If he is worried about speed though, isn't a view really just another query with a name attached that behaves like it's a table so that every time you run a query on it, it is also running another query in the background?
I really don't know how it work but I presume that is optimised somehow else I don't see the difference between a temporary table and a view except that second is in two steps, query to create the table and query over temporary table.
I presume that the view is create once from the 'as' query and further update when the tables changes, something what could be simulated using triggers for example.
Anyway, some tests and banchmarks could make clear if is or not what we need in a given context.

regards

GJay
05-11-2008, 10:39 AM
you probab;y want indexes on 'direction' and 'call_id' and 'system' and 'ip'

takin
05-12-2008, 10:41 AM
Stooshie, your idea puts me back to square 1. The reason I started trying to normalise was that I want to run a query showing total usage for each site and having it link to 2 fields was a nightmare to code. I never once got accurate data until I normalised.

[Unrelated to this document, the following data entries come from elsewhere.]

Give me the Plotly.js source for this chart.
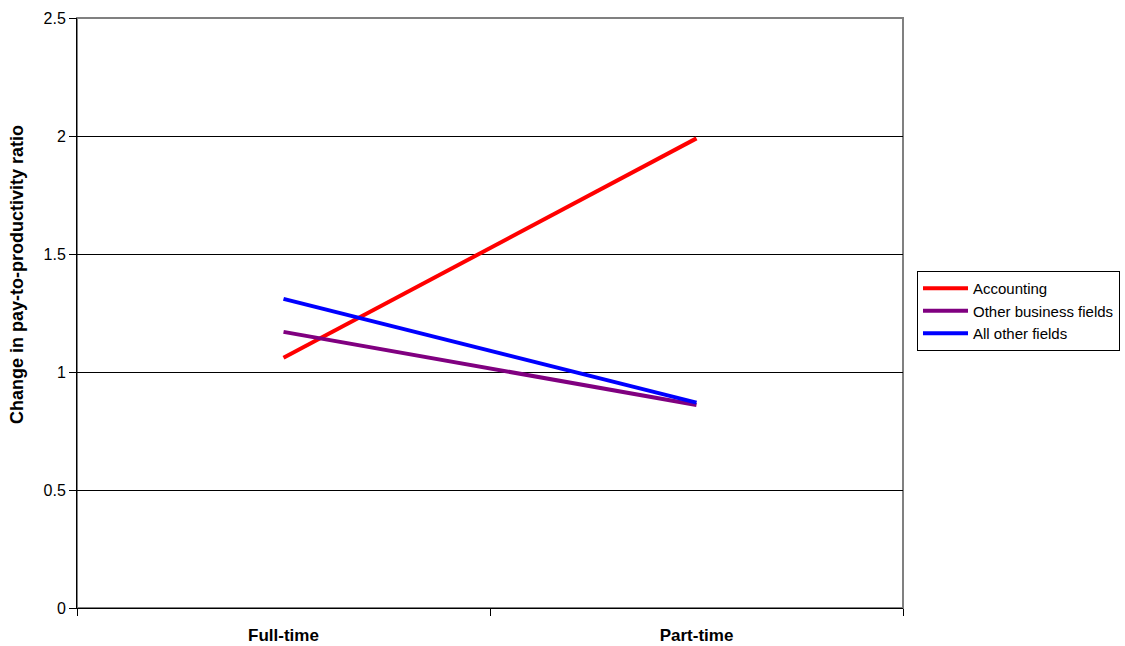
<!DOCTYPE html>
<html>
<head>
<meta charset="utf-8">
<script src="https://cdn.plot.ly/plotly-3.0.1.min.js"></script>
<style>html,body{margin:0;padding:0;background:#fff;}#chart{width:1125px;height:646px;}</style>
</head>
<body>
<div id="chart"></div>
<script>
const categories = ["Full-time", "Part-time"];
const seriesNames = ["Accounting", "Other business fields", "All other fields"];
const accounting = [1.06, 1.99];
const otherBusiness = [1.17, 0.86];
const allOther = [1.31, 0.87];
const yTicks = [0, 0.5, 1, 1.5, 2, 2.5];
const yTickLabels = ["0", "0.5", "1", "1.5", "2", "2.5"];
const yTitle = "Change in pay-to-productivity ratio";

const colors = ["#ff0000", "#800080", "#0000ff"];
const values = [accounting, otherBusiness, allOther];

const traces = values.map((v, i) => ({
  type: "scatter",
  mode: "lines",
  x: categories,
  y: v,
  name: seriesNames[i],
  line: {color: colors[i], width: 4}
}));

const layout = {
  width: 1125,
  height: 646,
  margin: {l: 77, r: 222, t: 18, b: 38, autoexpand: false},
  paper_bgcolor: "#fff",
  plot_bgcolor: "#fff",
  font: {family: "Liberation Sans, Arial, sans-serif", size: 15, color: "#000"},
  showlegend: true,
  legend: {
    xref: "container", yref: "container",
    x: 917 / 1125, xanchor: "left",
    y: 1 - 271 / 646, yanchor: "top",
    bordercolor: "#000", borderwidth: 1,
    font: {size: 15, color: "#000"},
    tracegroupgap: 0,
    itemwidth: 45
  },
  xaxis: {
    type: "category",
    range: [-0.5, 1.5],
    tickson: "boundaries",
    ticks: "outside",
    ticklen: 7,
    tickcolor: "#000",
    showline: true,
    linecolor: "#000",
    linewidth: 1,
    showgrid: false,
    automargin: false,
    tickfont: {size: 17, color: "#000", family: "Liberation Sans, Arial, sans-serif", weight: "bold"},
    ticklabelstandoff: 12
  },
  yaxis: {
    range: [0, 2.5],
    tickvals: yTicks,
    ticktext: yTickLabels,
    ticks: "outside",
    ticklen: 7,
    tickcolor: "#000",
    showline: true,
    linecolor: "#000",
    linewidth: 1,
    showgrid: true,
    gridcolor: "#000",
    gridwidth: 1,
    zeroline: false,
    automargin: false,
    tickfont: {size: 16, color: "#000"}
  },
  annotations: [{
    text: "<b>" + yTitle + "</b>",
    xref: "paper", yref: "paper",
    x: -60 / 826, y: (608 - 275) / 590,
    xanchor: "center", yanchor: "middle",
    textangle: -90,
    showarrow: false,
    font: {size: 18, color: "#000"}
  }],
  shapes: [{
    type: "rect", xref: "paper", yref: "paper",
    x0: 0, x1: 1, y0: 0, y1: 1,
    line: {color: "#808080", width: 2},
    layer: "below"
  }]
};

Plotly.newPlot("chart", traces, layout, {displayModeBar: false, staticPlot: true});
</script>
</body>
</html>
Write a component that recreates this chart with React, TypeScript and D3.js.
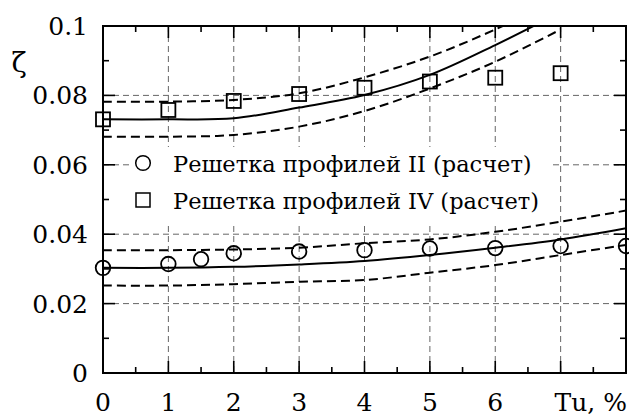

GJay, well spotted. I seem to be missing indexes on direction and system. I'll give that a go.

oesxyl, views sound like a last resort, but I'll do some reading.

Thanks for all your help. I'm learning heaps.

Stooshie
05-12-2008, 01:43 PM
I have downloaded this document (http://dev.mysql.com/tech-resources/articles/mysql-views.pdf) from mysql.com that explains views.

I am currently making my way through it when I have the odd minutes here and there.

It seems that views are basically a query with a name attached. That shouldn't affect your query structure but it may affect the speed.

When you say my idea puts you back to square 1 do you mean my idea about views or my idea for the query further up?

takin
05-13-2008, 01:52 AM
Stooshie,
I meant your idea of using a s_ip and d_ip field in the one table. It makes queries that are independent of specific systems easier, but makes queries that summarise by system a nightmare.

GJay,
Adding indexes to those columns only shaved 6s off the total time to make it 4m44s.